0

I am trying to write a key value store in python using HDF5 as a backend. Ideally I would like the store to behave as a python dictionary. My current code looks like this now

from multimethod import multimethod
from typing import List
import h5py

class FancyDic(MutableMapping):

def __init__(self, fname):
    self.fname = fname
    self.__store__ = h5py.File(fname,'w')
    

def get_dic(self, df):
    data_dict = dict()
    for col in df.columns:
        if "coord" in col:
            pass
        else:
            data_dict[col] = df[col].values
    return data_dict

@multimethod
def update(self:object, path:str, key:str, value:float):
    self.__store__[path + key] = value
    
@update.register
def _(self:object, path:str, key:str, value:np.ndarray):
    self.__store__[path + key] = value
    

@update.register
def _(self:object, path:str, key:str, value:list):
    self.__store__[path + key] = np.asarray(value) 
    
    
    
@update.register
def _(self:object, path:str, key:str, value:str):
    self.__store__.attrs[path+key] = value
    
    
@update.register
def _(self:object, path:str, key:str, value:List[str]):
    self.__store__[path + key] = np.array(value).astype('|S100')
    
    

@update.register
def _(self:object, path:str, key:str, value:dict):
    for key, item in value.items():
        key = str(key)
        if isinstance(item, pandas.core.frame.DataFrame):
            data_dic = self.get_dic(item)
            self.update(path+"/"+key,"/",data_dic )
        else:
       
            self.update(path+"/"+key,"/",item )
            

def __openfile__(self, fname):
    self.__store__ =  h5py.File(fname,'r+')

def closefile(self):
    self.__store__.close()


# The next five methods are requirements of the ABC.
def __setitem__(self,path, key, value):
    self.update(path, key, value)
    
def __getitem__(self, key):
    if isinstance(key, int):
        key = str(key)
    return self.__store__[key]


def __delitem__(self, key):
    del self.__dict__[key]
def __iter__(self):
    return iter(self.__dict__)
def __len__(self):
    return len(self.__dict__)
# The final two methods aren't required, but nice for demo purposes:
def __str__(self):
    '''returns simple dict representation of the mapping'''
    return str(self.__dict__)

When i try to access an element it works for instance I can do FancyDicObj[key] etc but when I do this it returns an HDF5 group object as expected which I can only access through string keys.
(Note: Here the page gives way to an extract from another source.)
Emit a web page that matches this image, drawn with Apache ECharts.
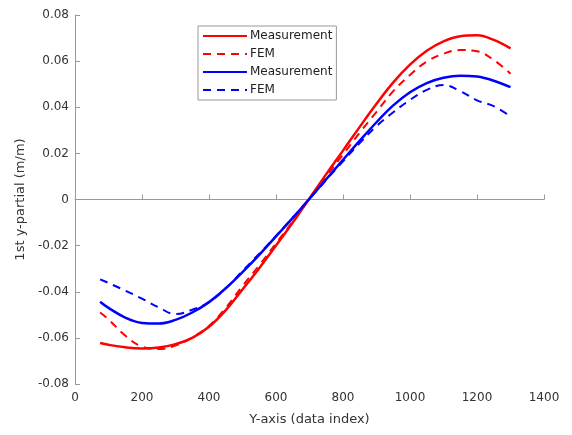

I would like to be able to access the elements by integer keys as well. Is there a way to introduce a function so that subscriptable access by integer key is still possible in this key value store. For instance FancyDicObj[key][1] instead of FancyDicObj[key]["1"] even though I store the data in string representation of the numeric keys.

arrhhh
  • 99
  • 2
  • 16
  • If you want to use an integer key with a dictionary, you need to create with an integer. Why do you prefer an integer instead of a string? What are you trying to do? Why not use `FancyDicObj[key][str(1)]` to get the string for the integer value? – kcw78 Sep 16 '21 at 16:17
  • Because its a little ugly and this is not compatible with python dictionary syntax where i can just use an integer key without casting to string my question is can i wrap the fancy dicobj in another class and just use integer keys the way i would do with python dictionaries – arrhhh Sep 17 '21 at 07:06
  • Because rifht now at the first level of access i can access by integer keys as the class casts the integer keys to string without me telling it to at the lower nested levels of the hdf5 file its not done as accessing the fancydicobj returns the group or dataset which doesnt have an integer key access – arrhhh Sep 17 '21 at 07:09

1 Answers1

1

It's ugly because you are trying to push a square peg into a round hole. HDF5 is a container of structured data (where the user defines the structure; aka the schema). Groups are used to organize data, and Datasets can hold typical Python scalars (ints, floats, strings) and NumPy arrays of similar objects. However, HDF5 does NOT have a dictionary object. So, if you want to store a Python dictionary, you have to map the data into HDF5 objects: groups, datasets, and attributes.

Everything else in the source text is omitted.